Migration can reduce total cost of ownership dramatically. Schema conversion tools help assess and convert schema or code. Database migration tools handle data movement and ongoing replication or change data capture for minimal-downtime cutovers. They solve different parts of the migration. A common cost-saving path is moving from a commercial relational engine to PostgreSQL on RDS, unless Aurora features are clearly needed.
12. Exam Scenarios and Final Cheat Sheet
Scenario 1: unpredictable startup workload. If relational and variable, compare right-sized RDS with Aurora Serverless v2. If key-based with known access patterns, DynamoDB on-demand is often stronger. Do not add Multi-AZ or global features unless the wording implies them.
Scenario 2: Oracle cost reduction. If the goal is lower licensing and managed operations, schema conversion plus database migration to RDS for PostgreSQL is often the best answer. Aurora is only better if its performance or failover model is actually required.
Scenario 3: reporting hurting OLTP. Move analytics to Redshift or object-storage-based analytics.
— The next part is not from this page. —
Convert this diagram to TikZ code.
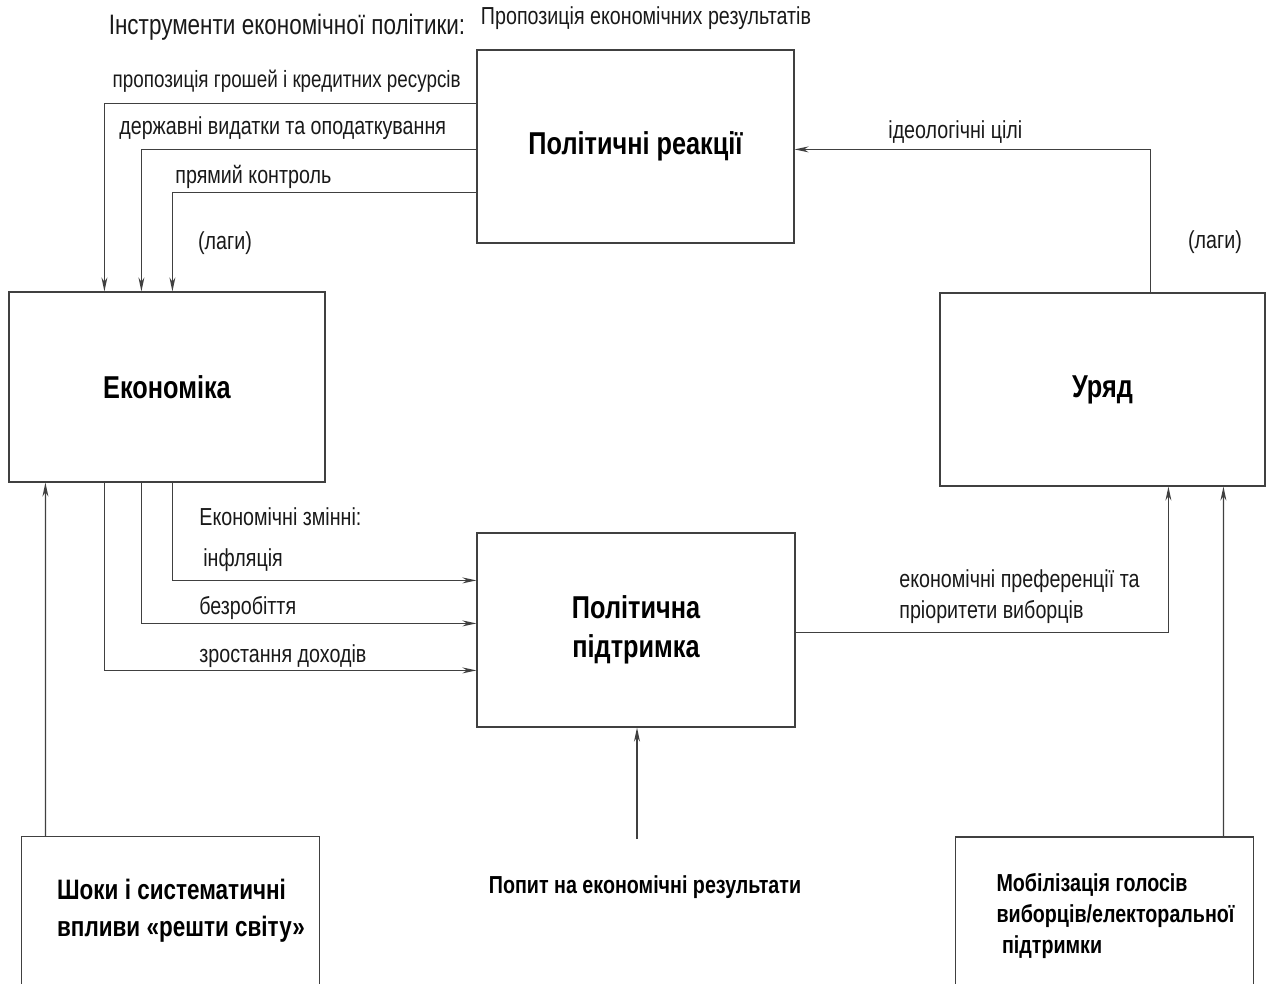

If reporting is infrequent, compare Redshift Serverless or Athena. Scaling the OLTP database for BI queries is usually the wrong answer.
Exam-day memory aids:
- HA is not the same as read scaling.
- Serverless helps variability, not automatically total cost.
- Purpose-built beats forced fit.
- Cold data belongs off the primary database.
- Licensing can dominate total cost of ownership.
- Global users do not always require global databases.
- Production may imply HA even if “Multi-AZ” is not named.
Final rule: when two answers are both technically valid, choose the one that matches the data model, inferred availability need, and traffic pattern with the lowest long-term operational and service cost. That is the SAA-C03 mindset, and it is also how real architects keep cloud bills sane.